American Psycho, Bret Easton Ellis

Published in the early 1990s, this graphic novel depicted the life of a cashed-up, materialistic American serial killer. Its critics argued that it was too violent and explicit, and should be taken off the shelves. It included many scenes of violence and sexual torture, which led to the author reportedly receiving death threats and hate mail.

The Da Vinci Code, Dan Brown

Published in 2003, Dan Brown's bestselling book, which later became a feature film starring Tom Hanks, came under intense criticism for a number of reasons. Its detractors argued that it attacked the Roman Catholic Church and contained many historical inaccuracies, while another author tried to sue Brown for plagiarism. The mystery novel follows two key characters as they investigate a murder in Paris's Louvre; secrets long held by the Catholic Church are uncovered by the characters, which leads to an exploration of alternative religious history.
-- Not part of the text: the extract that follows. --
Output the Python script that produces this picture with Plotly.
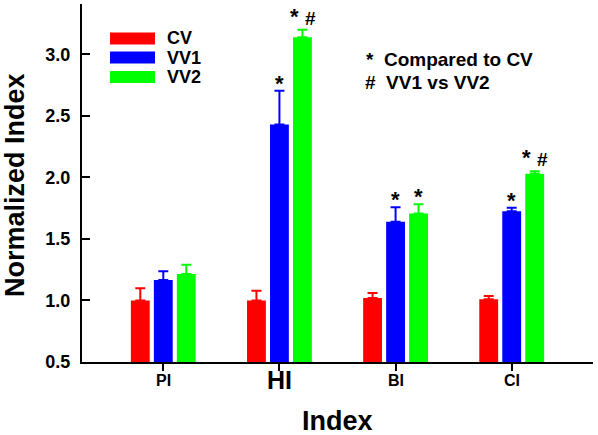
import plotly.graph_objects as go

# ---- data ----
categories = ["PI", "HI", "BI", "CI"]
series_names = ["CV", "VV1", "VV2"]
cv = [1.00, 1.00, 1.02, 1.01]
cv_err = [0.10, 0.08, 0.04, 0.027]
vv1 = [1.167, 2.43, 1.64, 1.725]
vv1_err = [0.07, 0.275, 0.117, 0.028]
vv2 = [1.215, 3.14, 1.708, 2.03]
vv2_err = [0.075, 0.06, 0.075, 0.02]
# significance marks: per series, per category
sig_vv1 = ["", "*", "*", "*"]
sig_vv2 = ["", "*#", "*", "*#"]
y_ticks = [0.5, 1.0, 1.5, 2.0, 2.5, 3.0]
x_label_sizes = [16, 25, 16, 16]
note_symbols = ["*", "#"]
note_texts = ["Compared to CV", "VV1 vs VV2"]

colors = ["#ff0000", "#0000ff", "#00ff00"]
FONT = "Liberation Sans, Arial, sans-serif"

values = [cv, vv1, vv2]
errors = [cv_err, vv1_err, vv2_err]

fig = go.Figure()
for name, v, e, c in zip(series_names, values, errors, colors):
    fig.add_trace(go.Bar(
        x=categories, y=v, name=name, marker=dict(color=c, line=dict(width=0)),
        error_y=dict(type="data", symmetric=False, array=e, arrayminus=[0] * len(e),
                     color=c, thickness=2, width=5),
        showlegend=False,
    ))

W, H = 598, 435
L, R, T, B = 82, 5, 4, 73
pw, ph = W - L - R, H - T - B


def px(x):
    return (x - L) / pw


def py(y):
    return (H - B - y) / ph


annotations = []
shapes = []
bar_step = 0.198
STAR = 22
for si, (sig, v, e) in enumerate(zip([sig_vv1, sig_vv2], [vv1, vv2], [vv1_err, vv2_err])):
    off = (si) * bar_step  # series 1 -> 0, series 2 -> +step
    for ci, s in enumerate(sig):
        if not s:
            continue
        top = v[ci] + e[ci]
        if len(s) == 1:
            annotations.append(dict(x=ci + off, y=top, xref="x", yref="y", text="<b>*</b>",
                                    showarrow=False, yanchor="bottom", yshift=-7,
                                    font=dict(family=FONT, size=STAR, color="black")))
        else:
            annotations.append(dict(x=ci + off, y=top, xref="x", yref="y", text="<b>*</b>",
                                    showarrow=False, yanchor="bottom", yshift=-1, xshift=-8,
                                    font=dict(family=FONT, size=STAR, color="black")))
            annotations.append(dict(x=ci + off, y=top, xref="x", yref="y", text="<b>#</b>",
                                    showarrow=False, yanchor="bottom", yshift=-1, xshift=8,
                                    font=dict(family=FONT, size=19, color="black")))

# category labels
for ci, (lab, sz) in enumerate(zip(categories, x_label_sizes)):
    annotations.append(dict(x=ci, y=0, xref="x", yref="paper", text="<b>%s</b>" % lab,
                            showarrow=False, yanchor="top", yshift=-8 if sz < 20 else -2,
                            font=dict(family=FONT, size=sz, color="black")))

# axis titles
annotations.append(dict(x=px(15), y=py(185), xref="paper", yref="paper",
                        text="<b>Normalized Index</b>", textangle=-90, showarrow=False,
                        xanchor="center", yanchor="middle",
                        font=dict(family=FONT, size=27, color="black")))
annotations.append(dict(x=px(337), y=py(421), xref="paper", yref="paper",
                        text="<b>Index</b>", showarrow=False,
                        xanchor="center", yanchor="middle",
                        font=dict(family=FONT, size=27, color="black")))

# legend
row_y = [38.5, 57.5, 77]
for name, c, ry in zip(series_names, colors, row_y):
    shapes.append(dict(type="rect", xref="paper", yref="paper",
                       x0=px(110), x1=px(155), y0=py(ry + 6), y1=py(ry - 6),
                       fillcolor=c, line=dict(width=0)))
    annotations.append(dict(x=px(165), y=py(ry), xref="paper", yref="paper",
                            text="<b>%s</b>" % name, showarrow=False,
                            xanchor="left", yanchor="middle",
                            font=dict(family=FONT, size=18, color="black")))

# notes (symbol and text in one line each)
note_y = [59, 82]
note_x = [364, 363]
for sym, txt, nx, ny in zip(note_symbols, note_texts, note_x, note_y):
    annotations.append(dict(x=px(nx), y=py(ny), xref="paper", yref="paper",
                            text="<b>%s\u00a0\u00a0%s</b>" % (sym, txt), showarrow=False,
                            xanchor="left", yanchor="middle",
                            font=dict(family=FONT, size=19, color="black")))

fig.update_layout(
    width=W, height=H,
    margin=dict(l=L, r=R, t=T, b=B, pad=0, autoexpand=False),
    paper_bgcolor="white", plot_bgcolor="white",
    barmode="group", bargap=0.406, bargroupgap=0.18,
    annotations=annotations, shapes=shapes,
    font=dict(family=FONT, color="black"),
)
fig.update_xaxes(
    range=[-0.7, 3.7], showline=True, linecolor="black", linewidth=2,
    ticks="outside", ticklen=7, tickwidth=2, tickcolor="black",
    showticklabels=False, showgrid=False, zeroline=False, automargin=False,
)
fig.update_yaxes(
    range=[0.5, 3.41], showline=True, linecolor="black", linewidth=2,
    ticks="inside", ticklen=8, tickwidth=2, tickcolor="black",
    tickvals=y_ticks, ticktext=["<b>%.1f</b>" % t for t in y_ticks],
    tickfont=dict(family=FONT, size=18, color="black"),
    ticklabelstandoff=6,
    showgrid=False, zeroline=False, automargin=False,
)

fig.write_html(
    "out.html",
    config={"displayModeBar": False},
    post_script="document.body.style.margin='0';document.body.style.overflow='hidden';",
)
The book has since been translated into 35 different languages.

Lolita, Vladimir Nabokov

First published in France in the 1950s, Vladimir Nabokov's novel Lolita centres on the character Humbert Humbert -- a paedophile obsessed with a 12-year-old girl. The book was banned in areas such as New Zealand, South Africa and the U.K., and copped much condemnation worldwide. It has since been made into two feature films.